Nesta, os componentes hidráulicos estão tão proximamente associados com os não hidráulicos (aéreos) que a segregação não ocorre. Esta argamassa tende a ser dura e impermeável, mas geralmente não mais do que uma mistura de 1:1:6. O pó de tijolo é um aditivo pozolânico altamente eficiente e barato, que proporciona uma alternativa útil ao cimento.
O cimento só por si é inofensivo, mas o seu uso indiscriminado e insensível já não o é. Pode ser usado como um muito útil aditivo pozolânico para argamassas não hidráulicas (aéreas), mas as
pessoas que o especificarem e usarem devem esclarecer porque o fazem, e porque são desejados os seus efeitos.

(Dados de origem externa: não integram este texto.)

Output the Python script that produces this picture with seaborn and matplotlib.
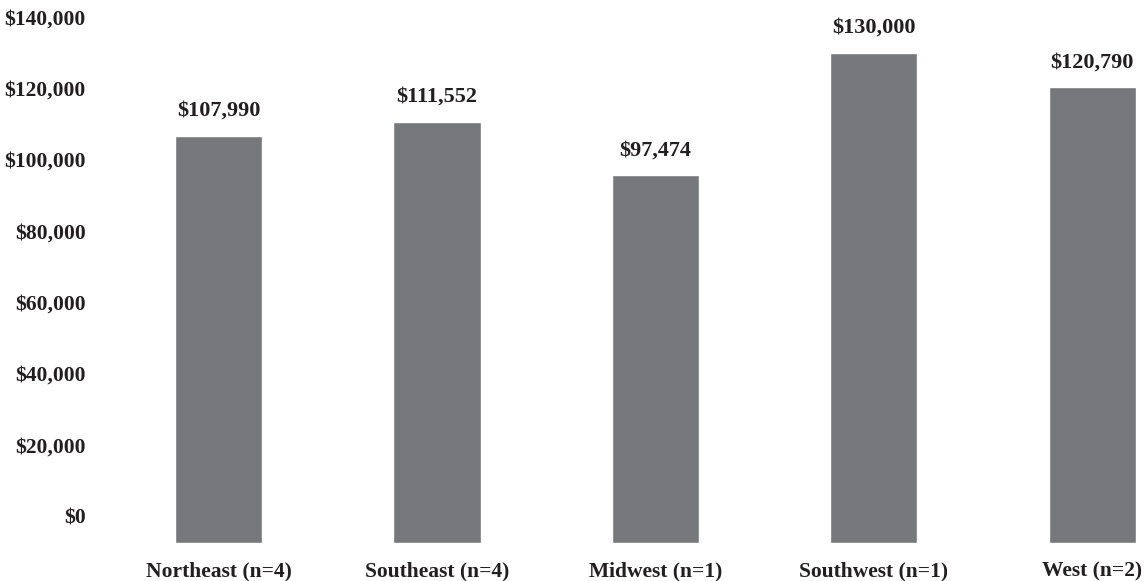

Dado que é, actualmente, aceite por todos que a argamassa deve ser mais fraca e mais porosa do que o material que está a unir ou a reparar, é provavelmente melhor, na maioria das circunstâncias, confiar-se numa boa argamassa não hidráulica (aérea), usando-se cal em pasta bem amadurecida e um agregado anguloso e bem graduado, aplicada com cuidado e subsequentemente bem cuidada para se assegurar uma carbonatação correcta.